The moon was high above the black silhouetted trees, its gauzy white light shimmering on the water. The river water was black, its ripples silver-crested. I ran for a long while just craning my neck to see the moon, then the water. In a half mile the river had widened and widened until it opened into the vastness of the Sound. As I ran along the beach I looked out over the night-dark sea, the moon pouring out a phosphorescent glitter that played on every wave and swell.
The moon exerts a gravitational pull and this morning I felt its tug. I wanted to run into the moonlight, skip across—if I could—the moonlit water. It was all so beautiful and quiet, mysterious and assuring. I did not want to keep running my wonted path: that would curve me away from the water and home by an inland route. I must officiate at a funeral today. Tonight we are hosting a reception for our newlywed daughter and son-in-law, and the house is scattered with Christmas remnants and the usual clutter. I am charged with cleaning it up.
I want to stay in the moonlight.
You know this feeling. You want to hold onto the good, the beautiful, the joyous. I felt it powerfully this morning, but after three or four minutes of pining and whining I knew it was time to let go. The moonlight magic was a gift. Let it go. Trust that other gifts await me today.
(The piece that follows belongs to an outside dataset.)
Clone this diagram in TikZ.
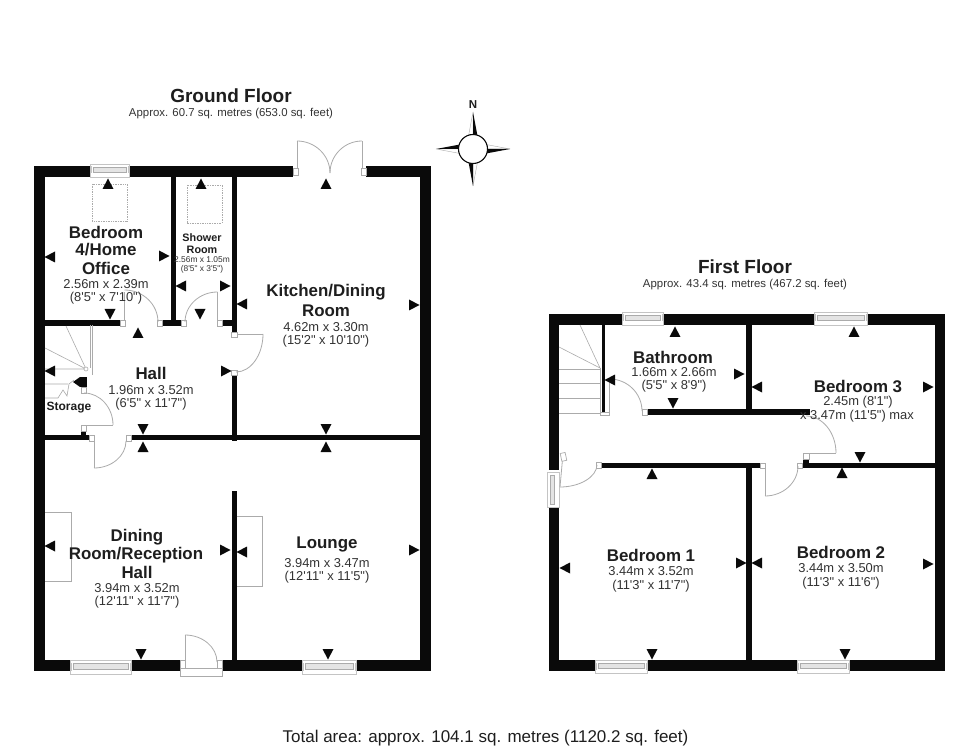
\documentclass[tikz,border=0pt]{standalone}
\usepackage{fontspec}
\setmainfont{Liberation Sans}[Ligatures=TeXOff]
\usetikzlibrary{calc}
\definecolor{ink}{HTML}{0A0A0A}
\definecolor{txt}{HTML}{1E1E1E}
\definecolor{txtb}{HTML}{333333}
\definecolor{gline}{HTML}{ABABAB}
\definecolor{gedge}{HTML}{C4C4C4}
\definecolor{glass}{HTML}{E4E4E4}
\tikzset{
  x=1pt,y=-1pt,
  wall/.style={fill=ink,draw=none},
  thinline/.style={draw=gline,line width=0.8pt},
  ttl/.style={font=\bfseries\fontsize{19}{21}\selectfont,text=txt,inner sep=0pt},
  sub/.style={font=\fontsize{11.4}{13}\selectfont,text=txtb,inner sep=0pt},
  big/.style={font=\bfseries\fontsize{16.9}{18}\selectfont,text=txt,inner sep=0pt},
  dims/.style={font=\fontsize{12.9}{14}\selectfont,text=txtb,inner sep=0pt},
  smb/.style={font=\bfseries\fontsize{10.8}{12}\selectfont,text=txt,inner sep=0pt},
  smd/.style={font=\fontsize{8.4}{10}\selectfont,text=txtb,inner sep=0pt},
}
\newcommand{\upm}[2]{\fill[ink] (#1,#2-5.5)--(#1+5.5,#2+5)--(#1-5.5,#2+5)--cycle;}
\newcommand{\dnm}[2]{\fill[ink] (#1,#2+5.5)--(#1+5.5,#2-5)--(#1-5.5,#2-5)--cycle;}
\newcommand{\lfm}[2]{\fill[ink] (#1-5.5,#2)--(#1+5,#2-5.5)--(#1+5,#2+5.5)--cycle;}
\newcommand{\rtm}[2]{\fill[ink] (#1+5.5,#2)--(#1-5,#2-5.5)--(#1-5,#2+5.5)--cycle;}
\newcommand{\wl}[4]{\fill[wall] (#1,#2) rectangle (#3,#4);}
\newcommand{\jamb}[4]{\filldraw[draw=gline,fill=white,line width=0.7pt] (#1,#2) rectangle (#3,#4);}
% quarter arc: centre, start, end
\newcommand{\qarc}[6]{\draw[thinline] (#3,#4) .. controls ($(#3,#4)+0.55*(#5,#6)-0.55*(#1,#2)$) and ($(#5,#6)+0.55*(#3,#4)-0.55*(#1,#2)$) .. (#5,#6);}
% horizontal window
\newcommand{\winh}[4]{\filldraw[draw=gedge,fill=white,line width=0.7pt] (#1,#2) rectangle (#3,#4);
  \filldraw[draw=gline,fill=glass,line width=0.6pt] (#1+3,#2+3.5) rectangle (#3-3,#4-4.5);
  \draw[gedge,line width=0.5pt] (#1+1,#2+2.5) -- (#1+1,#4-3.5) (#3-1,#2+2.5) -- (#3-1,#4-3.5);}
\begin{document}
\begin{tikzpicture}
\useasboundingbox (0,0) rectangle (980,751);
\fill[white] (0,0) rectangle (980,751);

% ---------- GROUND FLOOR walls
\wl{34}{166}{90}{177}
\wl{129}{166}{293}{177}
\wl{366}{166}{431}{177}
\wl{34}{166}{45}{671}
\wl{420}{166}{431}{671}
\wl{34}{660}{70}{671}
\wl{131}{660}{180}{671}
\wl{222}{660}{302}{671}
\wl{356}{660}{431}{671}
\wl{170.5}{177}{176}{320}
\wl{232}{177}{236.5}{332}
\wl{45}{320}{120}{326}
\wl{162}{320}{181}{326}
\wl{170.5}{320}{176}{326}
\wl{222}{320}{236.5}{326}
\wl{232}{375}{236.5}{441}
\wl{45}{435}{89}{440}
\wl{81}{431}{86}{436}
\wl{131}{435}{420}{440}
\wl{231.5}{491}{236.5}{660}
\wl{80}{377}{87}{387}

% windows ground
\winh{90}{164}{129}{177}
\winh{70}{660}{131}{674}
\winh{302}{660}{356}{674}

% skylights
\draw[gline,densely dotted,line width=0.7pt] (92,184) rectangle (127,221);
\draw[gline,densely dotted,line width=0.7pt] (187,185) rectangle (222,223);

% doors ground
\jamb{293}{168}{298}{175}\jamb{361}{168}{366}{175}
\draw[thinline] (297,168)--(297,141); \qarc{297}{173}{297}{141}{330}{173}
\draw[thinline] (362,168)--(362,141); \qarc{362}{173}{362}{141}{330}{173}
% bedroom 4
\jamb{120}{320}{125}{326}\jamb{157}{320}{162}{326}
\draw[thinline] (124.5,320)--(124.5,292);
\qarc{124.5}{322}{124.5}{290}{158}{322}
% shower
\jamb{181}{320}{186}{326}\jamb{217}{320}{222}{326}
\draw[thinline] (217.5,320)--(217.5,292);
\qarc{217.5}{322}{217.5}{292}{185}{322}
% kitchen
\jamb{231.5}{332}{237}{337}\jamb{231.5}{370}{237}{375}
\draw[thinline] (237,334)--(263,334);
\qarc{236}{334}{263}{334}{236}{372}
% stairs ground
\draw[thinline,line width=0.6pt] (90,325)--(90,368) (92.5,325)--(92.5,375);
\draw[thinline,line width=0.6pt] (66,326)--(86,369) (45,348)--(86,369) (45,369)--(86,369) (45,384)--(68,384) (45,398)--(58,398);
\draw[thinline,line width=0.6pt] (58,398)--(63,390)--(67,396)--(69,384)--(74,380);
\filldraw[draw=gline,fill=white,line width=0.6pt] (86,369) circle (2);
% storage door
\jamb{81}{387}{86}{393}\jamb{81}{425}{86}{431}
\draw[thinline] (81,425)--(113,425);
\qarc{84}{425}{84}{393}{113}{425}
% hall door
\jamb{89}{435}{94}{441}\jamb{126}{435}{131}{441}
\draw[thinline] (94,441)--(94,468);
\qarc{94}{441}{94}{468}{126}{441}
% chimneys
\draw[thinline] (45,512)--(71,512)--(71,581)--(45,581);
\draw[thinline] (236.5,516)--(262,516)--(262,586)--(236.5,586);
% front door
\jamb{180}{660}{185}{668}\jamb{217}{660}{222}{668}
\filldraw[draw=gline,fill=white,line width=0.7pt] (180,668) rectangle (222,676);
\draw[thinline] (185,660)--(185,635);
\qarc{185}{662}{185}{635}{217}{662}

% arrows ground
\upm{108}{184}\lfm{50}{257}\rtm{164}{256}\dnm{110}{314}
\upm{201}{184}\lfm{181}{286}\rtm{225}{286}\dnm{200}{314}
\lfm{242}{304}\upm{326}{184}\rtm{414}{305}\dnm{326}{429}\upm{326}{447}
\upm{138}{333}\rtm{226}{371}\lfm{50}{371}\dnm{143}{429}\upm{143}{447}
\fill[ink] (73,382)--(80,377)--(80,387)--cycle;
\lfm{50}{546}\rtm{225}{550}\dnm{141}{654}
\lfm{242}{552}\rtm{414}{550}\dnm{328}{654}

% compass
\node[font=\bfseries\fontsize{11.5}{12}\selectfont,text=txt,inner sep=0pt] (north) at (473,104.5) {N};
\foreach \a in {0,90,180,270}{
  \begin{scope}[shift={(473,149)},rotate=\a]
    \filldraw[draw=gline,fill=white,line width=0.4pt] (0,-37)--(-4.5,-13)--(0,-13)--cycle;
    \fill[ink] (0,-37)--(4.5,-13)--(0,-13)--cycle;
  \end{scope}}
\filldraw[draw=ink,fill=white,line width=1.1pt] (473,149) circle (14.5);

% ---------- FIRST FLOOR walls
\wl{549}{314}{622}{325}
\wl{663}{314}{814}{325}
\wl{867}{314}{945}{325}
\wl{549}{314}{559}{470}
\wl{549}{507}{559}{671}
\wl{935}{314}{945}{671}
\wl{549}{660}{595}{671}
\wl{647}{660}{797}{671}
\wl{849}{660}{945}{671}
\wl{602}{325}{605}{412}
\wl{746}{325}{752}{409}
\wl{647}{409}{810}{415}
\wl{601}{463}{760}{468}
\wl{746}{468}{752}{660}
\wl{802}{463}{935}{468}
\wl{803}{459}{809}{463}

% windows first
\winh{622}{312}{663}{325}
\winh{814}{312}{867}{325}
\winh{595}{660}{647}{673}
\winh{797}{660}{849}{673}
\filldraw[draw=gedge,fill=white,line width=0.7pt] (547,472) rectangle (559,507);
\filldraw[draw=gline,fill=glass,line width=0.6pt] (550,475) rectangle (554.5,504);

% stairs first
\draw[thinline,line width=0.6pt] (580,325)--(600,368) (559,347)--(600,368);
\draw[thinline,line width=0.6pt] (559,369)--(600,369) (559,383)--(600,383) (559,398)--(600,398) (559,413)--(600,413);
\draw[thinline,line width=0.6pt] (600,368)--(600,414);
\jamb{600}{412}{609}{415}
% bathroom door
\jamb{642}{409}{647}{415}
\draw[thinline] (609.5,412)--(609.5,380);
\qarc{609.5}{411}{609.5}{379}{642}{411}
% bedroom 3 door
\jamb{803}{453}{809}{459}
\draw[thinline] (809,453)--(836,453);
\qarc{806}{453}{806}{416}{836}{453}
% bedroom 2 door
\jamb{760}{463}{765}{468}\jamb{797}{463}{802}{468}
\draw[thinline] (765,468)--(765,496);
\qarc{765}{466}{765}{496}{798}{466}
% bedroom 1 door
\jamb{596}{462}{601}{468}
\draw[thinline] (563,454)--(560,487);
\qarc{561}{465}{560}{487}{597}{465}
\filldraw[draw=gline,fill=white,line width=0.7pt,rotate around={12:(563,457)}] (561,453) rectangle (566,461);

% arrows first
\upm{675}{332}\lfm{610}{380}\rtm{739}{374}\lfm{757}{387}\dnm{673}{403}
\upm{854}{332}\rtm{928}{387}\dnm{860}{457}
\upm{652}{474}\lfm{565}{568}\rtm{741}{563}\dnm{652}{654}
\lfm{757}{563}\upm{842}{473}\rtm{928}{564}\dnm{845}{654}

% ---------- TEXT
\node[ttl] (gftitle) at (231,95.5) {Ground Floor};
\node[sub] (gfsub) at (231,114) {Approx. 60.7 sq. metres (653.0 sq. feet)};
\node[ttl] (fftitle) at (745,267) {First Floor};
\node[sub] (ffsub) at (745,284.5) {Approx. 43.4 sq. metres (467.2 sq. feet)};
\node[font=\fontsize{17}{19}\selectfont,text=txt,inner sep=0pt] (total) at (485.5,738) {Total area: approx. 104.1 sq. metres (1120.2 sq. feet)};

\node[big] (b4a) at (106,232) {Bedroom};
\node[big] (b4b) at (106,250) {4/Home};
\node[big] (b4c) at (106,268) {Office};
\node[dims] (b4d) at (106,284) {2.56m x 2.39m};
\node[dims] (b4e) at (106,298) {(8'5" x 7'10")};

\node[smb] (sra) at (202,238) {Shower};
\node[smb] (srb) at (202,250) {Room};
\node[smd] (src) at (202,259.5) {2.56m x 1.05m};
\node[smd] (srd) at (202,269.5) {(8'5" x 3'5")};

\node[big] (ka) at (326,292) {Kitchen/Dining};
\node[big] (kb) at (326,311) {Room};
\node[dims] (kc) at (326,327) {4.62m x 3.30m};
\node[dims] (kd) at (326,341) {(15'2" x 10'10")};

\node[big] (ha) at (151,373) {Hall};
\node[dims] (hb) at (151,390) {1.96m x 3.52m};
\node[dims] (hc) at (151,404) {(6'5" x 11'7")};
\node[font=\bfseries\fontsize{12}{13}\selectfont,text=txt,inner sep=0pt] (st) at (69,408) {Storage};

\node[big] (da) at (137,537) {Dining};
\node[big] (db) at (136,555) {Room/Reception};
\node[big] (dc) at (137,572) {Hall};
\node[dims] (dd) at (137,588) {3.94m x 3.52m};
\node[dims] (de) at (137,602.5) {(12'11" x 11'7")};

\node[big] (la) at (327,544) {Lounge};
\node[dims] (lb) at (327,563) {3.94m x 3.47m};
\node[dims] (lc) at (327,577) {(12'11" x 11'5")};

\node[big] (ba) at (673,357) {Bathroom};
\node[dims] (bb) at (674,372) {1.66m x 2.66m};
\node[dims] (bc) at (674,386) {(5'5" x 8'9")};

\node[big] (c3a) at (858,386) {Bedroom 3};
\node[dims] (c3b) at (858,402) {2.45m (8'1")};
\node[dims] (c3c) at (857,416) {x 3.47m (11'5") max};

\node[big] (e1a) at (651,555) {Bedroom 1};
\node[dims] (e1b) at (651,571) {3.44m x 3.52m};
\node[dims] (e1c) at (651,586) {(11'3" x 11'7")};

\node[big] (e2a) at (841,552) {Bedroom 2};
\node[dims] (e2b) at (841,568) {3.44m x 3.50m};
\node[dims] (e2c) at (841,583) {(11'3" x 11'6")};
\end{tikzpicture}
\end{document}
That’s why we cling so anxiously to those “good” moments—we don’t really believe there are any more coming, at least not in the house and family where we live, not in the office where we work. It is plain, ordinary, uninspiring there. It is dull, cacophonous.
Yes, it is all that. And it is full of glory. Not moonlit splendor, but the tiny eruptions of grace that come when we taste an egg bagel or hear a good story at the water cooler or see the simple winter shadow of a tree. If your eyes are open and you are ready to receive it, the gift is there. But if you are still holding onto the last one, this one will fail to appear.
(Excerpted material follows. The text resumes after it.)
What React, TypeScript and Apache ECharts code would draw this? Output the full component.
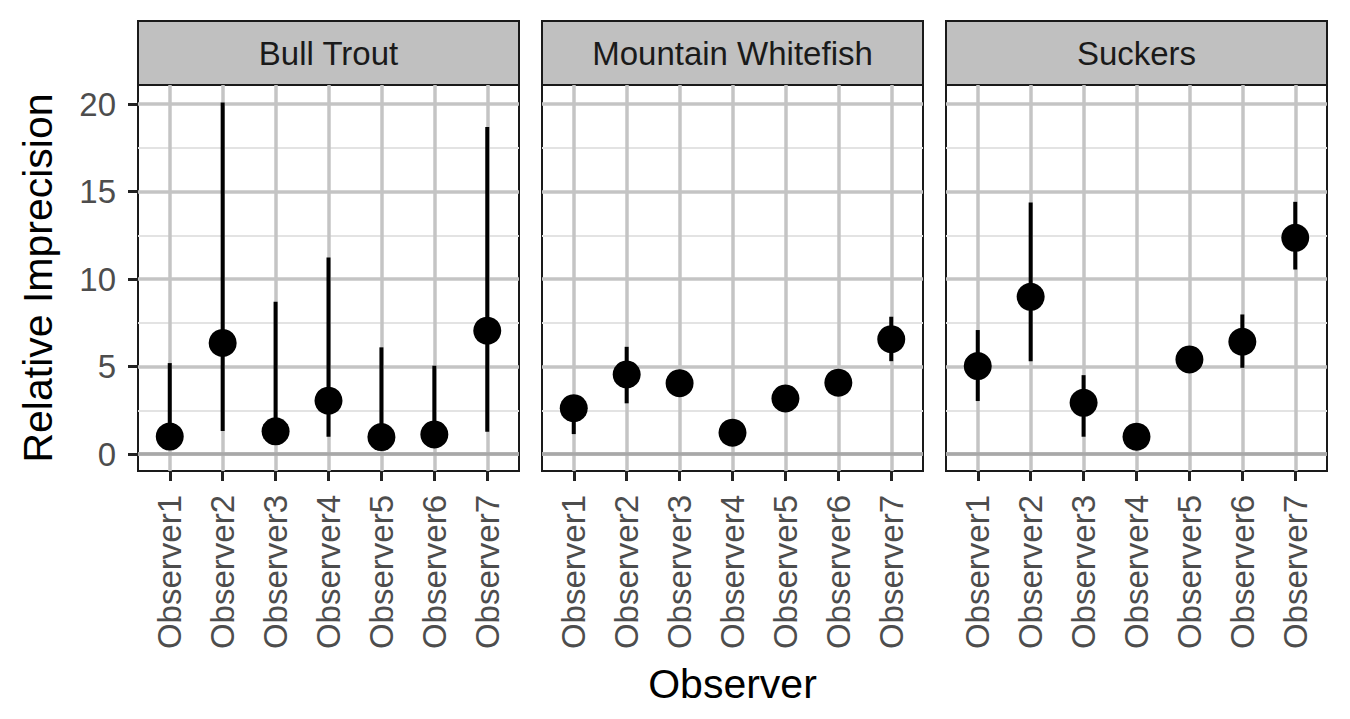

“The world is charged with the grandeur of God,” wrote Gerard Manley Hopkins. And he wasn’t talking about anything so extraordinary as moonlight on water (re-read that poem!). Want to see that grandeur? Let go of the last great gift. Do it now. Consciously drop it. Be empty and aware. And, I want to say, it will happen. But that is too weak. The truth is, it cannot fail to happen.
John says
I like this theme of some of your recent posts: release and you shall receive. I am guilty of compartmentalizing; assuming that the best of life doesn’t happen in the ordinary. Between sleep and work we’ve got most of life covered, so if our paths are to cross the extraordinary it in all probability will need to be in our dreams or our work.
David says
Exactly. If we have to find the divine in exotic circumstances, we’re in trouble. But of course the Bible and the seers have been telling us over and again that it’s all right here.
clark s johnson says
How in the world Do you do this early morning run Oh I forgot, you are a little younger than I am!
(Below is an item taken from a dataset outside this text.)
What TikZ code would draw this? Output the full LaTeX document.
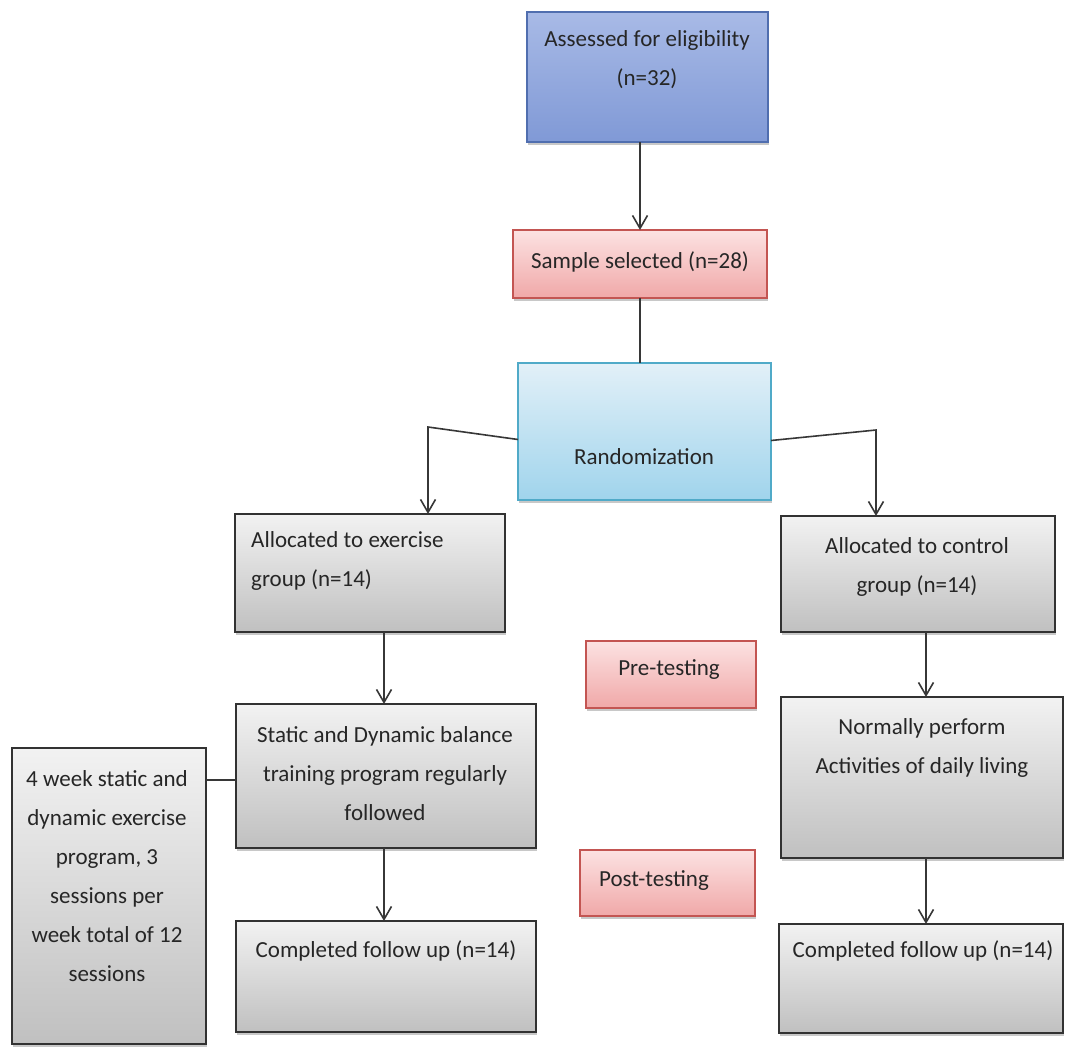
\documentclass[tikz,border=0pt]{standalone}
\usepackage{fontspec}
\setmainfont{Carlito}
\usetikzlibrary{arrows.meta,calc,shadows}
\definecolor{txt}{RGB}{38,38,38}
\definecolor{lin}{RGB}{55,55,55}
\definecolor{bluetop}{RGB}{168,186,230}
\definecolor{bluebot}{RGB}{128,153,214}
\definecolor{blueline}{RGB}{80,110,175}
\definecolor{pinktop}{RGB}{252,226,226}
\definecolor{pinkbot}{RGB}{240,168,168}
\definecolor{pinkline}{RGB}{195,85,82}
\definecolor{cyantop}{RGB}{226,240,248}
\definecolor{cyanbot}{RGB}{160,212,236}
\definecolor{cyanline}{RGB}{80,170,200}
\definecolor{graytop}{RGB}{242,242,242}
\definecolor{graybot}{RGB}{192,192,192}
\definecolor{grayline}{RGB}{50,50,50}
\tikzset{
  boxbase/.style={rectangle, inner sep=0pt, outer sep=0pt, anchor=north west,
    drop shadow={shadow xshift=1.2pt, shadow yshift=-2.5pt, opacity=.30, fill=black!70}},
  bluebox/.style={boxbase, draw=blueline, line width=1.6pt, top color=bluetop, bottom color=bluebot},
  pinkbox/.style={boxbase, draw=pinkline, line width=1.6pt, top color=pinktop, bottom color=pinkbot},
  cyanbox/.style={boxbase, draw=cyanline, line width=1.6pt, top color=cyantop, bottom color=cyanbot},
  graybox/.style={boxbase, draw=grayline, line width=2.2pt, top color=graytop, bottom color=graybot},
  lbl/.style={text=txt, font=\fontsize{23}{39}\selectfont, inner sep=0pt, align=center},
  conn/.style={draw=lin, line width=1.6pt},
  arr/.style={conn, -{Straight Barb[length=13pt, width=15pt, line width=1.6pt]}}
}
\begin{document}
\begin{tikzpicture}[x=1pt, y=-1pt]
\useasboundingbox (0,0) rectangle (1066,1047);
\fill[white] (0,0) rectangle (1066,1047);

% boxes
\node[bluebox, minimum width=241pt, minimum height=130pt] (assess) at (527,12) {};
\node[pinkbox, minimum width=254pt, minimum height=68pt] (sample) at (513,230) {};
\node[cyanbox, minimum width=253pt, minimum height=137pt] (random) at (518,363) {};
\node[graybox, minimum width=270pt, minimum height=118pt] (allocEx) at (235,514) {};
\node[graybox, minimum width=274pt, minimum height=116pt] (allocCtl) at (781,516) {};
\node[pinkbox, minimum width=170pt, minimum height=67pt] (pre) at (586,641) {};
\node[graybox, minimum width=300pt, minimum height=144pt] (static) at (236,704) {};
\node[graybox, minimum width=282pt, minimum height=161pt] (normal) at (781,697) {};
\node[graybox, minimum width=194pt, minimum height=296pt] (fourwk) at (12,748) {};
\node[pinkbox, minimum width=175pt, minimum height=66pt] (post) at (580,850) {};
\node[graybox, minimum width=300pt, minimum height=111pt] (compL) at (236,921) {};
\node[graybox, minimum width=284pt, minimum height=109pt] (compR) at (779,924) {};

% texts
\node[lbl] (tassess) at (647,60) {Assessed for eligibility\\(n=32)};
\node[lbl] (tsample) at (640,262) {Sample selected (n=28)};
\node[lbl] (trandom) at (644,457) {Randomization};
\node[lbl, align=left, anchor=west] (tallocEx) at (251,561) {Allocated to exercise\\group (n=14)};
\node[lbl] (tallocCtl) at (917,567) {Allocated to control\\group (n=14)};
\node[lbl] (tpre) at (669,670) {Pre-testing};
\node[lbl] (tstatic) at (385,774) {Static and Dynamic balance\\training program regularly\\followed};
\node[lbl] (tnormal) at (922,748) {Normally perform\\Activities of daily living};
\node[lbl] (tfourwk) at (107,876) {4 week static and\\dynamic exercise\\program, 3\\sessions per\\week total of 12\\sessions};
\node[lbl] (tpost) at (654,881) {Post-testing};
\node[lbl] (tcompL) at (386,951) {Completed follow up (n=14)};
\node[lbl] (tcompR) at (923,951) {Completed follow up (n=14)};

% helper coordinates
\coordinate (cl) at (428,427);
\coordinate (cr) at (876,430);
\coordinate (xL) at (384,0);
\coordinate (xR) at (926,0);
\coordinate (yC) at (0,780);

% connectors
\draw[arr] (sample.north |- assess.south) -- (sample.north);
\draw[conn] (sample.south) -- (sample.south |- random.north);
\draw[arr] ($(random.west)+(0,8)$) -- (cl) -- (cl |- allocEx.north);
\draw[arr] ($(random.east)+(0,9)$) -- (cr) -- (cr |- allocCtl.north);
\draw[arr] (allocEx.south -| xL) -- (static.north -| xL);
\draw[arr] (static.south -| xL) -- (compL.north -| xL);
\draw[arr] (allocCtl.south -| xR) -- (normal.north -| xR);
\draw[arr] (normal.south -| xR) -- (compR.north -| xR);
\draw[conn] (fourwk.east |- yC) -- (static.west |- yC);
\end{tikzpicture}
\end{document}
Great piece- could picture it in my miond as I mentally ran along there with you Blessings clark
Susie Middleton says
Beautifully written, David. The moonlight–especially on the water–is so seductive. It would be great if we could, like you say, see the smaller gifts that happen all day long! I was trying to describe to someone this morning what it means to being open to Grace, and I had a hard time of it…I wound up kind of saying not to be closed to it!! being closed or shut is somehow an easier concept for us to wrap our heads around than being open and welcoming!
Pattie says
David, I love this post. My beloved sister-in-law recently passed away last Friday at the age of 43. She left behind an 11 and 15 year old and a devastated husband. Alot of people had been commenting on the glorious full moon that was in the sky during her brief illness and day of her death. Even during her funeral sermon, the priest made mention of it, mentioning the fact, that even when the sun is not seen, it is still shining, hence the glow of the moon. I loved what you wrote today. We are all clinging to her memory and feeling so sad. It seems like no good or happiness will come into our lives again, although I know that it will. We have to let go of our last gift, and then we will receive another.
David says
That’s a hard one–a death like that. Then we can hardly help but cling to that full moon. But then after a long while, grace comes along, and we find that we can. Or, that Someone else within us can.
Karen Dewar says
I wish you a day of ordinary miracles.
Noma Ndlovu says
I saw this image of the moon in my dream. People were swimming in the water. After reading your piece i’m wondering whether that image signified people searching for their souls in the water under the moonlight.
David Anderson says
I track very much with that interpretation of that dream—very powerful.